NEW YEAR. NEW SHIP. NEWLESSONS.

The seventh flight test of Starship and Super Heavy flew with ambitious goals, aiming to successfully repeat the core
capability of returning and catching a booster while launching an upgraded design of the upper stage. While not every
test objective was completed, the lessons learned will roll directly into future vehicles to make them more capable as
Starship advances toward full and rapid reuse.
On January 16, 2025, Starship successfully lifted off at 4:37 p.m. CT from Starbase in Texas. At launch, all 33 Raptor
engines on the Super Heavy booster started up successfully and completed a full duration burn during ascent. After
powering down all but the three center engines on Super Heavy, Starship ignited all six of its Raptor engines to separate
in a hot-staging maneuver and continue its ascent to space.
Following stage separation, Super Heavy initiated its boostback burn to propel the rocket toward its intended landing
location. It successfully lit 12 of the 13 engines commanded to start, with a single Raptor on the middle ring safely
aborting on startup due to a low-power condition in the igniter system. Raptor engines on upcoming flights have a preplanned
igniter upgrade to mitigate this issue. The boostback burn was completed successfully and sent Super Heavy
back to the launch site for catch.
The booster successfully relit all 13 planned middle ring and center Raptor engines for its landing burn, including the
engine that did not relight for boostback burn. The landing burn slowed the booster down and maneuvered it to the
launch and catch tower arms at Starbase, resulting in the second ever successful catch of Super Heavy.
After vehicle separation, Starship’s six second stage Raptor engines powered the vehicle along its expected trajectory.
Approximately two minutes into its burn, a flash was observed in the aft section of the vehicle near one of the Raptor
vacuum engines. This aft section, commonly referred to as the attic, is an unpressurized area between the bottom of the
liquid oxygen tank and the aft heatshield. Sensors in the attic detected a pressure rise indicative of a leak after the flash
was seen.
Roughly two minutes later, another flash was observed followed by sustained fires in the attic.
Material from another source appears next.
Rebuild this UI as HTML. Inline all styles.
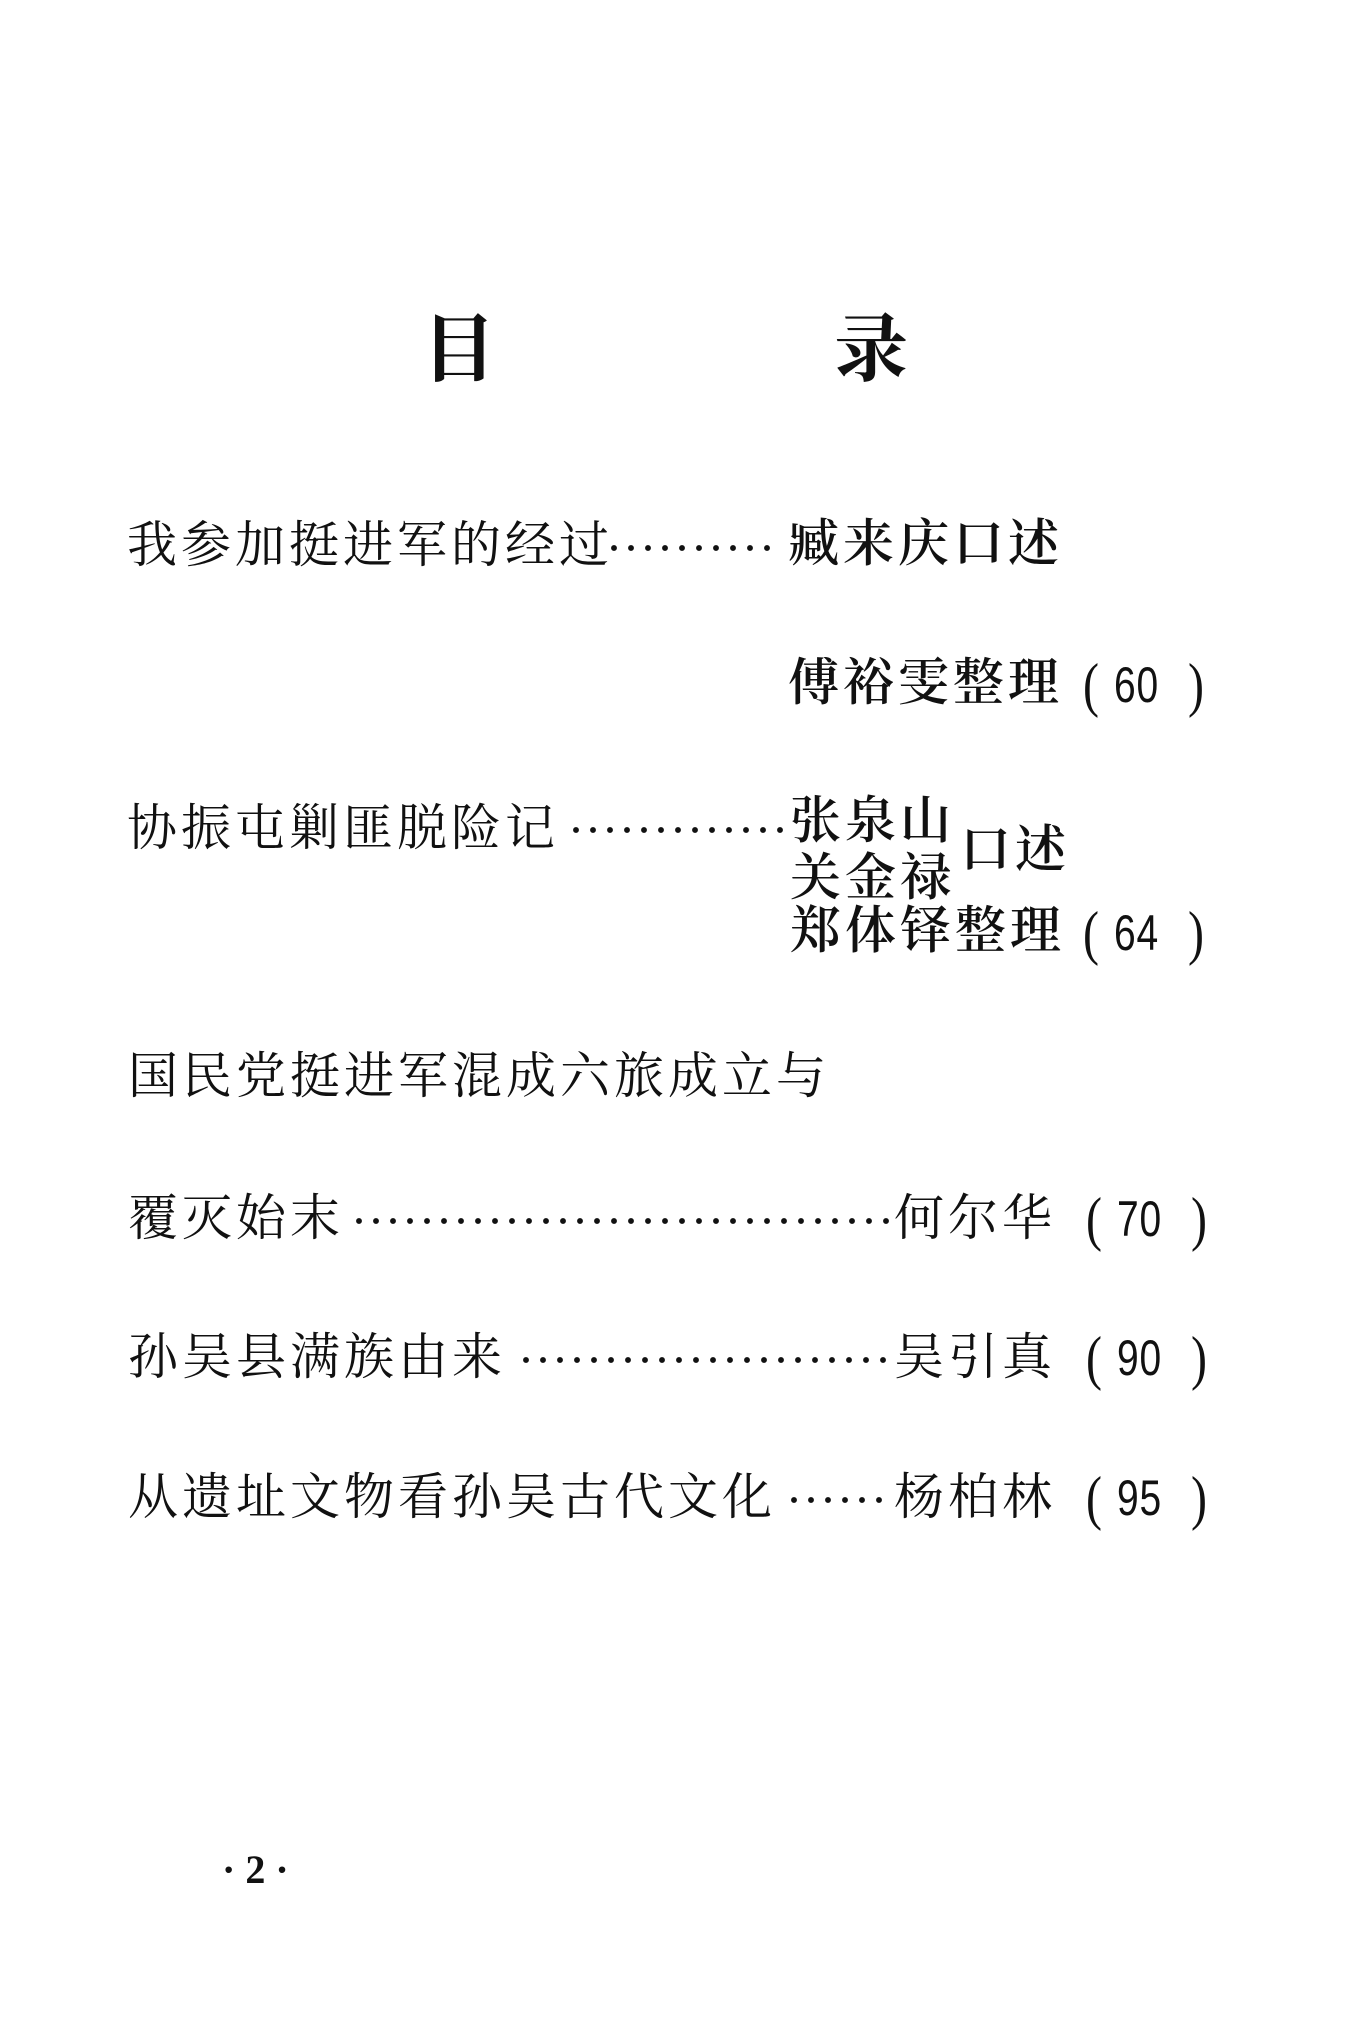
<!DOCTYPE html>
<html><head><meta charset="utf-8"><style>
html,body{margin:0;padding:0;background:#fff;}
body{width:1351px;height:2040px;position:relative;overflow:hidden;font-family:"Liberation Serif","Noto Serif CJK SC",serif;color:#111;}
.t{position:absolute;font-size:50px;line-height:50px;letter-spacing:4px;white-space:nowrap;}
.a{position:absolute;font-size:51px;line-height:51px;letter-spacing:4px;white-space:nowrap;font-weight:600;}
.d{position:absolute;height:8px;background:radial-gradient(circle at 4px 4px,#111 2.6px,transparent 3.2px) 0 0/17px 8px repeat-x;}
.pr{position:absolute;font-family:"Liberation Serif",serif;font-size:60px;line-height:60px;white-space:nowrap;transform:scaleX(0.8);transform-origin:left;}
.n{position:absolute;font-family:"Liberation Sans",sans-serif;font-size:50px;line-height:60px;white-space:nowrap;transform:scaleX(0.78);transform-origin:left;letter-spacing:1px;}
.h{position:absolute;font-size:74px;line-height:74px;font-weight:bold;}
</style></head><body>
<div class="h" style="left:422px;top:314px;">目</div>
<div class="h" style="left:834px;top:314px;">录</div>

<div class="t" style="left:127px;top:520px;">我参加挺进军的经过</div>
<div class="d" style="left:610px;top:544px;width:170px;"></div>
<div class="a" style="left:788px;top:520px;">臧来庆口述</div>

<div class="a" style="left:788px;top:659px;">傅裕雯整理</div>
<div class="pr" style="left:1083px;top:655px;">(</div><div class="n" style="left:1114px;top:655px;">60</div><div class="pr" style="left:1188px;top:655px;">)</div>

<div class="t" style="left:127px;top:803px;">协振屯剿匪脱险记</div>
<div class="d" style="left:572px;top:826px;width:212px;"></div>
<div class="a" style="left:790px;top:797px;">张泉山</div>
<div class="a" style="left:790px;top:854px;">关金禄</div>
<div class="a" style="left:960px;top:826px;">口述</div>
<div class="a" style="left:790px;top:907px;">郑体铎整理</div>
<div class="pr" style="left:1083px;top:903px;">(</div><div class="n" style="left:1114px;top:903px;">64</div><div class="pr" style="left:1188px;top:903px;">)</div>

<div class="t" style="left:128px;top:1051px;">国民党挺进军混成六旅成立与</div>

<div class="t" style="left:128px;top:1193px;">覆灭始末</div>
<div class="d" style="left:355px;top:1217px;width:535px;"></div>
<div class="t" style="left:894px;top:1193px;">何尔华</div>
<div class="pr" style="left:1086px;top:1189px;">(</div><div class="n" style="left:1117px;top:1189px;">70</div><div class="pr" style="left:1191px;top:1189px;">)</div>

<div class="t" style="left:128px;top:1332px;">孙吴县满族由来</div>
<div class="d" style="left:522px;top:1356px;width:368px;"></div>
<div class="t" style="left:894px;top:1332px;">吴引真</div>
<div class="pr" style="left:1086px;top:1328px;">(</div><div class="n" style="left:1117px;top:1328px;">90</div><div class="pr" style="left:1191px;top:1328px;">)</div>

<div class="t" style="left:128px;top:1472px;">从遗址文物看孙吴古代文化</div>
<div class="d" style="left:790px;top:1496px;width:100px;"></div>
<div class="t" style="left:894px;top:1472px;">杨柏林</div>
<div class="pr" style="left:1086px;top:1468px;">(</div><div class="n" style="left:1117px;top:1468px;">95</div><div class="pr" style="left:1191px;top:1468px;">)</div>

<div style="position:absolute;left:222px;top:1845px;font-family:'Liberation Serif',serif;font-weight:bold;font-size:40px;line-height:50px;">·&nbsp;2&nbsp;·</div>
</body></html>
These eventually caused
all but one of Starship’s engines to execute controlled shut down sequences and ultimately led to a loss of
communication with the ship. Telemetry from the vehicle was last received just over eight minutes and 20 seconds into
flight.
Contact with Starship was lost prior to triggering any destruct rules for its Autonomous Flight Safety System, which
was fully healthy when communication was lost. The vehicle was observed to break apart approximately three minutes
after loss of contact during descent. Post-flight analysis indicates that the safety system did trigger autonomously, and
breakup occurred within Flight Termination System expectations.
The most probable root cause for the loss of ship was identified as a harmonic response several times stronger in flight
than had been seen during testing, which led to increased stress on hardware in the propulsion system. The subsequent
propellant leaks exceeded the venting capability of the ship’s attic area and resulted in sustained fires.
Immediately following the anomaly, the pre-coordinated response plan developed by SpaceX, the FAA, and ATO (air
traffic control) went into effect. All debris came down within the pre-planned Debris Response Area, and there were no
hazardous materials present in the debris and no significant impacts expected to occur to marine species or water
quality. SpaceX reached out immediately to the government of Turks and Caicos and worked with them and the United
Kingdom to coordinate recovery and cleanup efforts. While an early end to the flight test is never a desired outcome, the
measures put in place ahead of launch demonstrated their ability to keep the public safe.
SpaceX led the investigation efforts with oversight from the FAA and participation from NASA, the National
Transportation Safety Board, and the U.S. Space Force. SpaceX is working with the FAA to either close the mishap
investigation or receive a flight safety determination, along with working on a license authorization to enable its next
flight of Starship.
As part of the investigation, an extended duration static fire was completed with the Starship flying on the eighth flight
test. The 60-second firing was used to test multiple engine thrust levels and three separate hardware configurations in
the Raptor vacuum engine feedlines to recreate and address the harmonic response seen during Flight 7. Findings from
the static fire informed hardware changes to the fuel feedlines to vacuum engines, adjustments to propellant
temperatures, and a new operating thrust target that will be used on the upcoming flight test.
To address flammability potential in the attic section on Starship, additional vents and a new purge system utilizing
gaseous nitrogen are being added to the current generation of ships to make the area more robust to propellant leakage.
Future upgrades to Starship will introduce the Raptor 3 engine, reducing the attic volume and eliminating the majority
of joints that can leak into this volume.
Starship’s seventh flight test was a reminder that developmental progress is not always linear, and putting flight
hardware in a flight environment is the fastest way to demonstrate how thousands of distinct parts come together to
reach space. Upcoming flights will continue to target ambitious goals in the pursuit of full and rapid reusability.